What we have running on our build servers today has greatly surpassed what we had a year earlier, precisely because it is now the product of more than 16 developers, spread across 9 different agile teams. Some of the improvements that have been made are:

  • The Cypress Docker image now pulls from an internal Docker registry to guarantee security-hardened base images

  • Parallelized test execution ensures that no single long-running test holds up the build; which means that 903 E2E tests can complete in < 11 minutes

  • Jenkins now flags any build that has a failing Cypress UI test as unstable without failing the build. It then triggers a Slack notification to the commit author with 1-click access to the build, where he/she can view a video recording of the failure

  • Built-in configurable retries provide a flexible mechanism by which test writers can avoid test failures that arise simply because an upstream service was slow to respond (ie: cloud transcoding)
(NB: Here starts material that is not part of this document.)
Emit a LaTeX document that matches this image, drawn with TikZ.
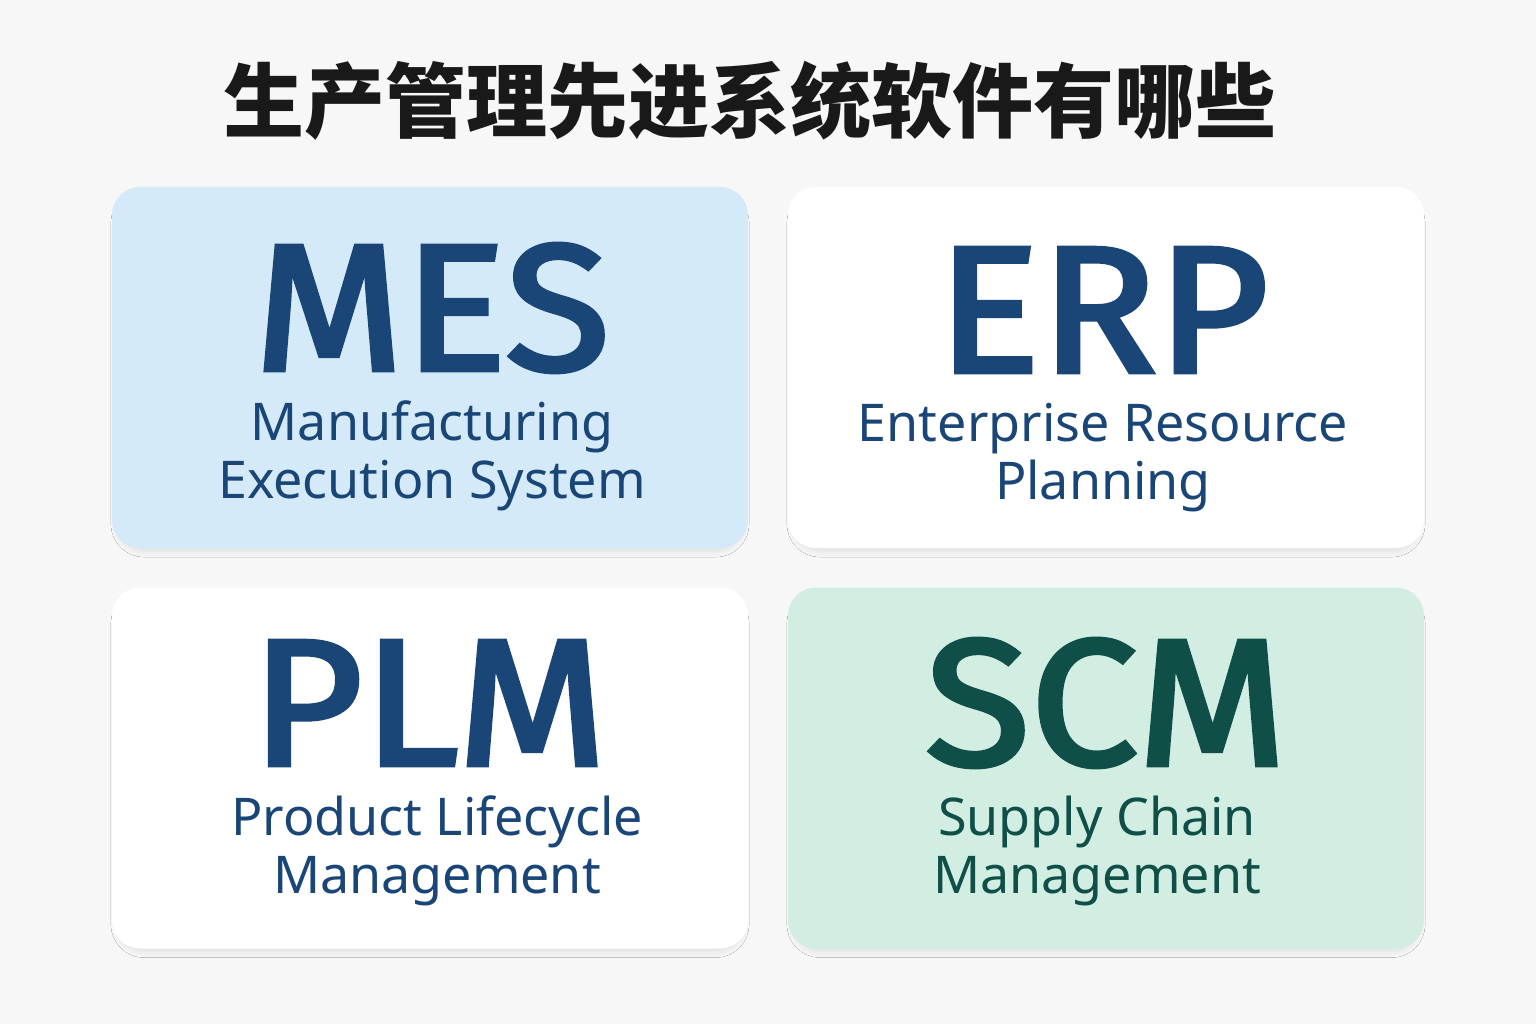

  • Cypress tasks can now drive the Ruby console over http routes, using a new networked Docker service, greatly speeding up complex setups and teardowns

decomplexification has won over developers

Nowadays, we have developers checking in tests within the same day of looking at sample test code. Often, as features are reworked, people will make small tweaks to tests they have not written, or are examining for the very first time - because the code is easy to understand. QA Engineers are empowered to check out test branches, modify React locators so that new tests will work, then add their own commits to the developer’s branch. Test improvement is incremental and ongoing, and no longer seems impossible, because it is happening all the time in every agile team. And test automation isn’t the eye-roll-inducing catch phrase it once was, because developers know what to do, and how to do it. That is pretty much, the secret sauce IMHO.